Enquête sur Sherlock Holmes, Paris, Gallimard, 1997.

335.

«  Le Rituel du récit — Lecture d’une nouvelle de Conan Doyle », Littérature, numéro 53, 1984, pp. 46-58.

336.

Voir aussi Naugrette, loc. cit., p. 55, où le critique note la ressemblance entre The Musgrave Ritual et The Gold Bug, d’Edgar Allan Poe.

337.

Voir Naugrette, p. 55. Il s’agit de l’article suivant, déjà cité : « L’Or du scarabée », in Pour une théorie du nouveau roman, Paris, Seuil, 1971.

338.

Roland Barthes est cité par J.-P. Naugrette, p. 47, note 8 (« Introduction à l’analyse structurale des récits », in Poétique du Récit, Paris, Seuil, 1977, p. 48).

339.

Voir à ce sujet Le Récit impossible, pp. 280-294, et notamment p. 289 :

Deux formes d’échec, donc. Dans le roman noir, la culpabilité est absolue mais diffuse (puisque sociale ou psychique) ; chez Simenon elle est précise (individuelle) mais relative, atténuée comme elle l’est par diverses circonstances. 

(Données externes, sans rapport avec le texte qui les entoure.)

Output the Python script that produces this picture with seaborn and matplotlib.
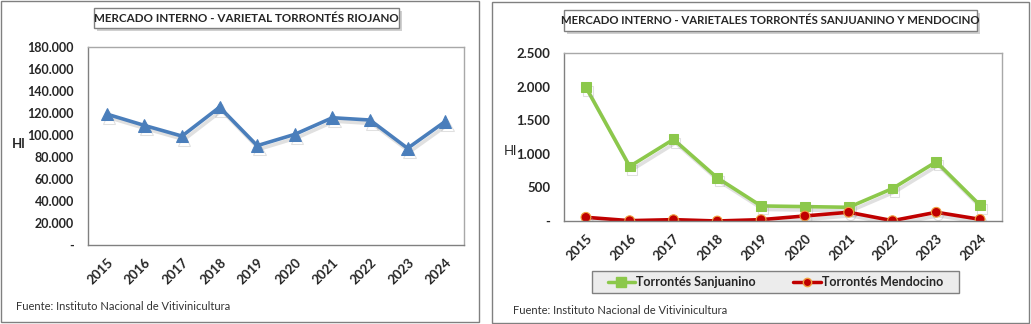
import matplotlib
matplotlib.use("Agg")
import matplotlib.pyplot as plt
import matplotlib.patheffects as pe
from matplotlib.patches import Rectangle
from matplotlib.lines import Line2D
from matplotlib.ticker import FuncFormatter, FixedLocator
import seaborn as sns
import pandas as pd

years = ["2015", "2016", "2017", "2018", "2019", "2020", "2021", "2022", "2023", "2024"]
riojano = [119000, 108700, 99000, 125300, 90300, 100600, 115700, 113600, 87900, 112300]
sanjuanino = [1990, 812, 1215, 642, 224, 214, 204, 483, 881, 234]
mendocino = [55, 5, 20, 0, 20, 75, 130, 5, 130, 25]

title_left = "MERCADO INTERNO - VARIETAL TORRONTÉS RIOJANO"
title_right = "MERCADO INTERNO - VARIETALES TORRONTÉS SANJUANINO Y MENDOCINO"
source = "Fuente: Instituto Nacional de Vitivinicultura"
ylabel = "Hl"
series_names = ["Torrontés Sanjuanino", "Torrontés Mendocino"]

sns.set_theme(style="white")
FONT = ["Lato", "DejaVu Sans"]
plt.rcParams["font.family"] = FONT

W, H = 1031, 324
fig = plt.figure(figsize=(W / 100, H / 100), dpi=100)

GREEN = "#8cc84b"
RED = "#c00000"
BLUE = "#4a7ebb"


def ax_px(x0, y0, x1, y1):
    return fig.add_axes([x0 / W, 1 - y1 / H, (x1 - x0) / W, (y1 - y0) / H])


def fmt(v, pos):
    if abs(v) < 1e-9:
        return "-"
    return f"{int(round(v)):,}".replace(",", ".")


def style_axis(ax, ymax, ystep, ysize):
    ax.set_xlim(-0.5, len(years) - 0.5)
    ax.set_ylim(0, ymax)
    ax.yaxis.set_major_locator(FixedLocator(list(range(0, ymax + 1, ystep))))
    ax.yaxis.set_major_formatter(FuncFormatter(fmt))
    ax.set_xticks(range(len(years)))
    ax.set_xticklabels(years, rotation=45, ha="right", rotation_mode="anchor",
                       fontsize=9.5, fontweight="bold")
    ax.xaxis.set_minor_locator(FixedLocator([i - 0.5 for i in range(len(years) + 1)]))
    ax.tick_params(axis="x", which="major", length=0, pad=8)
    ax.tick_params(axis="x", which="minor", length=5, color="#808080", direction="out")
    ax.tick_params(axis="y", length=5, color="#808080", direction="out", labelsize=ysize, pad=5)
    for lab in ax.get_yticklabels():
        lab.set_fontweight("bold")
    for s in ax.spines.values():
        s.set_color("#a8a8a8")
        s.set_linewidth(1)
    ax.spines["left"].set_color("#808080")
    ax.spines["bottom"].set_color("#808080")
    ax.set_xlabel("")
    ax.set_ylabel("")
    ax.grid(False)


shadow = [pe.SimpleLineShadow(offset=(1.5, -2.5), shadow_color="#999999", alpha=0.3), pe.Normal()]

# Left chart
axL = ax_px(88, 47, 464, 245)
dfL = pd.DataFrame({"year": years, "value": riojano})
sns.lineplot(data=dfL, x="year", y="value", ax=axL, color=BLUE, linewidth=2.6,
             marker="^", markersize=9, markeredgecolor=BLUE, sort=False,
             path_effects=shadow)
style_axis(axL, 180000, 20000, 9)
fig.text(12 / W, 1 - 144 / H, ylabel, fontsize=9.5, fontweight="bold", va="center", ha="left")

# Right chart
axR = ax_px(564, 53, 1002, 221)
dfR = pd.DataFrame({
    "year": years * 2,
    "value": sanjuanino + mendocino,
    "serie": [series_names[0]] * len(years) + [series_names[1]] * len(years),
})
sns.lineplot(data=dfR, x="year", y="value", hue="serie", style="serie",
             palette={series_names[0]: GREEN, series_names[1]: RED},
             markers={series_names[0]: "s", series_names[1]: "o"},
             dashes=False, linewidth=2.6, markersize=7, sort=False, ax=axR,
             path_effects=shadow, legend=False)
for ln in axR.get_lines():
    if ln.get_color() == RED:
        ln.set_markeredgecolor("#f0a040")
        ln.set_markeredgewidth(0.8)
    else:
        ln.set_markeredgecolor(GREEN)
style_axis(axR, 2500, 500, 9.5)
fig.text(504 / W, 1 - 151 / H, ylabel, fontsize=9.5, va="center", ha="left")

# Legend
handles = [Line2D([], [], color=GREEN, marker="s", markersize=7, linewidth=2.5,
                  markeredgecolor=GREEN),
           Line2D([], [], color=RED, marker="o", markersize=6, linewidth=2.5,
                  markeredgecolor="#f0a040")]
fig.patches.append(Rectangle((592 / W, 1 - 293 / H), (959 - 592) / W, 22 / H,
                             transform=fig.transFigure, facecolor="#ececec",
                             edgecolor="#808080", linewidth=1, zorder=1))
leg = fig.legend(handles, series_names,
                 loc="center", bbox_to_anchor=((592 + 959) / 2 / W, 1 - 282 / H),
                 ncol=2, frameon=False, prop={"family": FONT, "weight": "bold", "size": 9},
                 handlelength=2.2, columnspacing=3.0, handletextpad=0.1)
leg.set_zorder(3)


def title_box(x0, y0, x1, y1, text, size):
    fig.patches.append(Rectangle(((x0 + 3) / W, 1 - (y1 + 3) / H), (x1 - x0) / W, (y1 - y0) / H,
                                 transform=fig.transFigure, facecolor="#d0d0d0",
                                 edgecolor="none", zorder=1))
    fig.patches.append(Rectangle((x0 / W, 1 - y1 / H), (x1 - x0) / W, (y1 - y0) / H,
                                 transform=fig.transFigure, facecolor="white",
                                 edgecolor="#808080", linewidth=1, zorder=2))
    fig.text((x0 + x1) / 2 / W, 1 - (y0 + y1) / 2 / H, text, ha="center", va="center",
             fontsize=size, fontweight="bold", zorder=3)


title_box(94, 8, 399, 28, title_left, 8.4)
title_box(564, 10, 977, 31, title_right, 8.2)

# Panel borders
fig.patches.append(Rectangle((1 / W, 1 - 322 / H), 478 / W, 321 / H, transform=fig.transFigure,
                             facecolor="none", edgecolor="#808080", linewidth=1, zorder=0))
fig.patches.append(Rectangle((492 / W, 1 - 323 / H), 537 / W, 321 / H, transform=fig.transFigure,
                             facecolor="none", edgecolor="#808080", linewidth=1, zorder=0))

fig.text(16 / W, 1 - 307 / H, source, fontsize=8, va="center", ha="left", color="#333333")
fig.text(513 / W, 1 - 311 / H, source, fontsize=8, va="center", ha="left", color="#333333")

fig.savefig("out.png", dpi=100)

Uri Eisenzweig montre bien, également, que l’évolution du roman policier au XXe siècle marque un recentrage de l’enquête autour de la figure du détective — recentrage déjà présent chez Doyle par rapport à Poe, Collins et Dickens, comme nous l’avons vu — même s’il voit dans cette évolution du récit impossible l’émergence d’une problématique de type social et non plus seulement narratologique : « C’est-à-dire que le crime précis et localisé n’est plus qu’un prétexte à une enquête sociale généralisée » (p. 291).